California AG race could hinge on gun control

Democrat Rob Bonta has only been California’s Attorney General for a little more than a year, but he’s gunning for a full four-year term after being tapped for the post by Gov. Gavin Newsom after then-AG Xavier Becerra was confirmed as Joe Biden’s Secretary of Health and Human Services.

Given the spiraling rates of violent crime in many California cities, public safety is expected to be a big issue in this year’s elections, but as San Francisco Chronicle political columnist Joe Garofoli points out in a new column, the Republicans vying to replace Bonta as the state’s top cop have a starkly different take on how to make the state a safer place compared to Bonta’s anti-gun to-do list.

Because Bonta doesn’t have a lengthy record as California’s top cop in the year since Gov. Gavin Newsom appointed him to replace Xavier Becerra, his opponents are trying to tie him to two controversial, high-profile, progressive district attorneys whom Bonta has supported — San Francisco’s Chesa Boudin and Los Angeles’ George Gascón.

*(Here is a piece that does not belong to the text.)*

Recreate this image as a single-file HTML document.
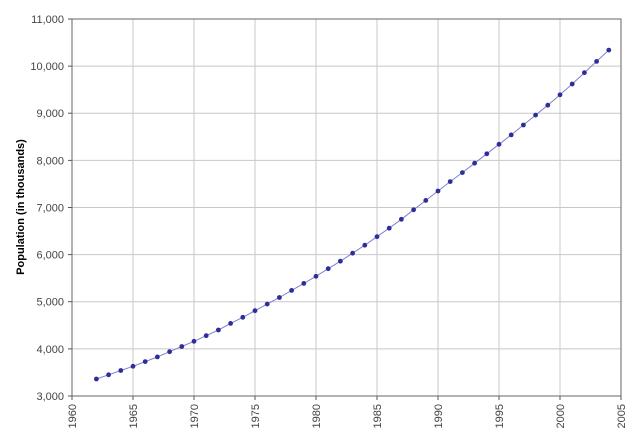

It’s not hard to imagine why. For the second time since he took office, Gascón’s opponents are gathering signatures to try to recall him, and Boudin will actually face a recall on June 7, the same day as California’s statewide primary. It is not looking good for Boudin, according to a poll of 800 likely voters out last week, commissioned by those who want to boot Boudin. It found that 68% want to recall the first-term district attorney, who was elected in 2019.

That shouldn’t hurt Bonta in the primary. As the only Democrat on the June ballot, he will probably be one of the two candidates who advance to the general election in November. That will leave the others — Republicans Nathan Hochman and Eric Early, and Republican-turned-independent Anne Marie Schubert — to battle for the other slot.

But they’re not aiming their jabs at one another for the most part. Instead, they’re focused on Bonta/Boudin/Gascón.

Given that even self-professed progressives are complaining about Boudin’s policies fueling crime, it’s smart for Republicans (and the one independent) to try to tie Bonta to the soft-on-crime policies of D.A.’s like Boudin and Gascon, especially when Bonta himself is adopting a strategy of blaming gun makers and federally licensed firearms retailers for California’s crime and not the individuals who are pulling the trigger.

“You can’t talk about rises in crime without talking about rises in gun violence,” Bonta said during a recent news conference. “In California, the increase that we have seen in our homicide rate is almost exclusively the result of gun violence.

“That is sickening. That’s disgusting. That’s unacceptable,” Bonta said.

He is backing two bills focused directly on gunmakers and sellers. One measure (SB1327) would enable Californians to sue anyone who manufactures, distributes, transports, imports into the state or sells assault weapons, .50 caliber Browning machine gun rifles or “ghost guns” — the untraceable weapons that can be purchased without a background check and assembled on their own.

The other bill (AB1594) would enable Californians or the attorney general to sue gunmakers and distributors when crimes are committed using their weapons. It is intentionally modeled after the new Texas law that bans abortions after six weeks and permits individuals to sue clinics and providers.

While Bonta’s leaning in to these latest anti-gun proposals, his opponents should be reminding Californians of all of the other gun control laws that are already in place. If waiting periods, microstamping, bans on “assault weapons” and “high capacity” magazines, universal background checks on firearms, background checks on ammunition, red flag laws, bans on unserialized firearms, and the state’s “may issue” carry laws haven’t been able to curb crime, then why would anyone expect Bonta’s favored bills to make a difference?

I’d argue that the bills backed by Bonta aren’t meant to seriously address violent crime in the first place. They’re culture war bills designed as a response to Texas’ anti-abortion law; a law which, by the way, apparently hasn’t stopped that many Texans from obtaining one.

Bonta’s opponents should be relentless in pointing out that his pet legislation would do nothing to ensure that violent criminals face consequences for their actions and would only make it harder for law-abiding residents to exercise their Second Amendment right to keep and bear arms in self-defense. It’s going to be hard to defeat a Democrat running for statewide office in uber-liberal California, but Bonta has left himself vulnerable by making the firearms industry his biggest enemy at a time when voters are looking to get tough on criminals and are ready to reject the soft-on-crime approach championed by Bonta and his fellow progressive prosecutors.